Exercise brief - From the listing below, pull out every line where the string "this" appears.

Recorded information -
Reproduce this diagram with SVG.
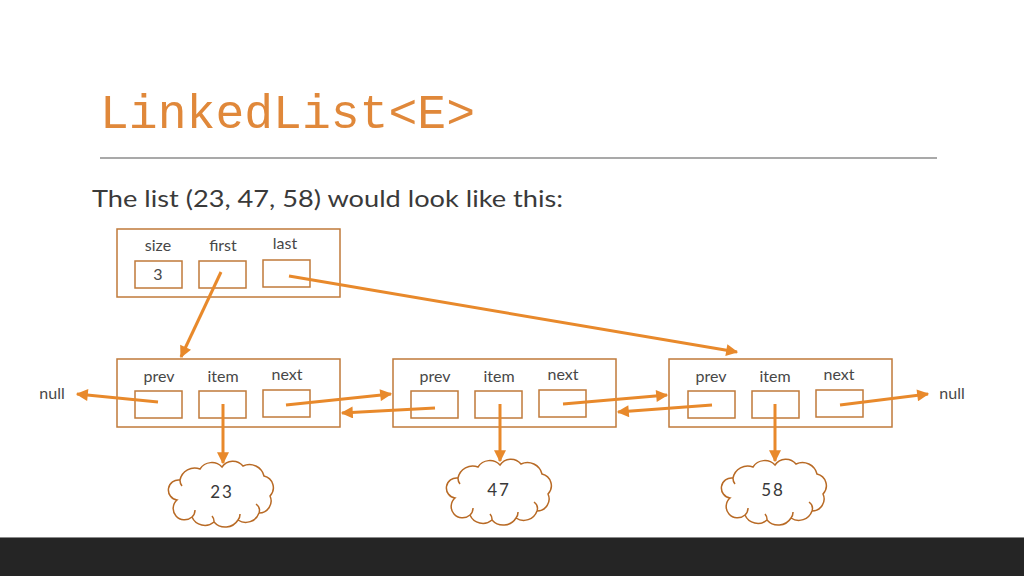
<svg xmlns="http://www.w3.org/2000/svg" width="1024" height="576" viewBox="0 0 1024 576">
  <style>
    .box { fill: #ffffff; stroke: #C07A3A; stroke-width: 1.5; }
    .fld { fill: #ffffff; stroke: #C07A3A; stroke-width: 1.5; }
    .lbl { font-family: Lato, "Open Sans", "Liberation Sans", sans-serif; font-size: 16px; fill: #474747; text-anchor: middle; }
    .val { font-family: Lato, "Open Sans", "Liberation Sans", sans-serif; font-size: 17px; fill: #383838; text-anchor: middle; letter-spacing: 2px; }
    .arr { stroke: #E8892B; stroke-width: 3; fill: none; marker-end: url(#ah); }
    .cloud { fill: #ffffff; stroke: #B86A25; stroke-width: 1.5; }
  </style>
  <defs>
    <marker id="ah" viewBox="0 0 10 10" refX="9" refY="5" markerWidth="13" markerHeight="12" markerUnits="userSpaceOnUse" orient="auto">
      <path d="M0,0 L10,5 L0,10 z" fill="#E8892B"/>
    </marker>
    <path id="cloudShape" d="M7,40 A10,10 0 0 1 10,20 A15,15 0 0 1 30,9 A14,14 0 0 1 52,7 A13,13 0 0 1 73,6 A15,15 0 0 1 94,16 A12,12 0 0 1 100,36 A12,12 0 0 1 89,53 A14,14 0 0 1 68,60 A15,15 0 0 1 44,62 A14,14 0 0 1 22,57 A9,9 0 0 1 7,40 Z M10,20 A9,9 0 0 0 12,26 M89,53 A8,8 0 0 0 86,44 M68,60 A9,9 0 0 0 70,54 M44,62 A8,8 0 0 0 42,56 M22,57 A9,9 0 0 0 25,50"/>
  </defs>

  <rect x="0" y="0" width="1024" height="576" fill="#ffffff"/>

  <g id="title">
    <text x="100" y="128" font-family="'Liberation Mono', 'DejaVu Sans Mono', monospace" font-size="48" fill="#E0883A" textLength="375" lengthAdjust="spacingAndGlyphs">LinkedList&lt;E&gt;</text>
    <line x1="100" y1="158" x2="937" y2="158" stroke="#555555" stroke-width="1.2"/>
    <text x="92" y="207" font-family="Lato, 'Open Sans', sans-serif" font-size="23" fill="#3a3a3a" textLength="471" lengthAdjust="spacingAndGlyphs">The list (23, 47, 58) would look like this:</text>
  </g>

  <g id="header">
    <rect class="box" x="117" y="229" width="223" height="68"/>
    <text class="lbl" x="158" y="251">size</text>
    <text class="lbl" x="223" y="251">first</text>
    <text class="lbl" x="285" y="249">last</text>
    <rect class="fld" x="135" y="261" width="47" height="27"/>
    <rect class="fld" x="199" y="261" width="47" height="27"/>
    <rect class="fld" x="263" y="260" width="47" height="27"/>
    <text class="lbl" x="158" y="280">3</text>
  </g>

  <g id="node1">
    <rect class="box" x="117" y="359" width="223" height="68"/>
    <text class="lbl" x="159" y="382">prev</text>
    <text class="lbl" x="223" y="382">item</text>
    <text class="lbl" x="287" y="380">next</text>
    <rect class="fld" x="135" y="391" width="47" height="27"/>
    <rect class="fld" x="199" y="391" width="47" height="27"/>
    <rect class="fld" x="263" y="390" width="47" height="27"/>
  </g>

  <g id="node2">
    <rect class="box" x="393" y="359" width="223" height="68"/>
    <text class="lbl" x="435" y="382">prev</text>
    <text class="lbl" x="499" y="382">item</text>
    <text class="lbl" x="563" y="380">next</text>
    <rect class="fld" x="411" y="391" width="47" height="27"/>
    <rect class="fld" x="475" y="391" width="47" height="27"/>
    <rect class="fld" x="539" y="390" width="47" height="27"/>
  </g>

  <g id="node3">
    <rect class="box" x="669" y="359" width="223" height="68"/>
    <text class="lbl" x="711" y="382">prev</text>
    <text class="lbl" x="775" y="382">item</text>
    <text class="lbl" x="839" y="380">next</text>
    <rect class="fld" x="688" y="391" width="47" height="27"/>
    <rect class="fld" x="752" y="391" width="47" height="27"/>
    <rect class="fld" x="816" y="390" width="47" height="27"/>
  </g>

  <g id="null-left">
    <text class="lbl" x="52" y="399">null</text>
  </g>
  <g id="null-right">
    <text class="lbl" x="952" y="399">null</text>
  </g>

  <g id="cloud1">
    <use href="#cloudShape" class="cloud" transform="translate(170,460)"/>
    <text class="val" x="222" y="498">23</text>
  </g>
  <g id="cloud2">
    <use href="#cloudShape" class="cloud" transform="translate(448,458)"/>
    <text class="val" x="499" y="496">47</text>
  </g>
  <g id="cloud3">
    <use href="#cloudShape" class="cloud" transform="translate(723,458)"/>
    <text class="val" x="773" y="496">58</text>
  </g>

  <g id="connectors">
    <line class="arr" x1="221" y1="272" x2="181" y2="357"/>
    <line class="arr" x1="289" y1="276" x2="737" y2="352"/>
    <line class="arr" x1="158" y1="402" x2="77" y2="394"/>
    <line class="arr" x1="286" y1="405" x2="391" y2="394"/>
    <line class="arr" x1="435" y1="408" x2="342" y2="413"/>
    <line class="arr" x1="563" y1="404" x2="667" y2="395"/>
    <line class="arr" x1="712" y1="405" x2="618" y2="412"/>
    <line class="arr" x1="840" y1="405" x2="928" y2="394"/>
    <line class="arr" x1="223" y1="404" x2="223" y2="463"/>
    <line class="arr" x1="500" y1="404" x2="500" y2="461"/>
    <line class="arr" x1="775" y1="404" x2="775" y2="461"/>
  </g>

  <g id="footer">
    <rect x="0" y="537" width="1024" height="39" fill="#252525"/>
    <line x1="0" y1="537.5" x2="1024" y2="537.5" stroke="#8a8a8a" stroke-width="1"/>
  </g>
</svg>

Written solution -
Reproduce this diagram with SVG.
    <text x="92" y="207" font-family="Lato, 'Open Sans', sans-serif" font-size="23" fill="#3a3a3a" textLength="471" lengthAdjust="spacingAndGlyphs">The list (23, 47, 58) would look like this:</text>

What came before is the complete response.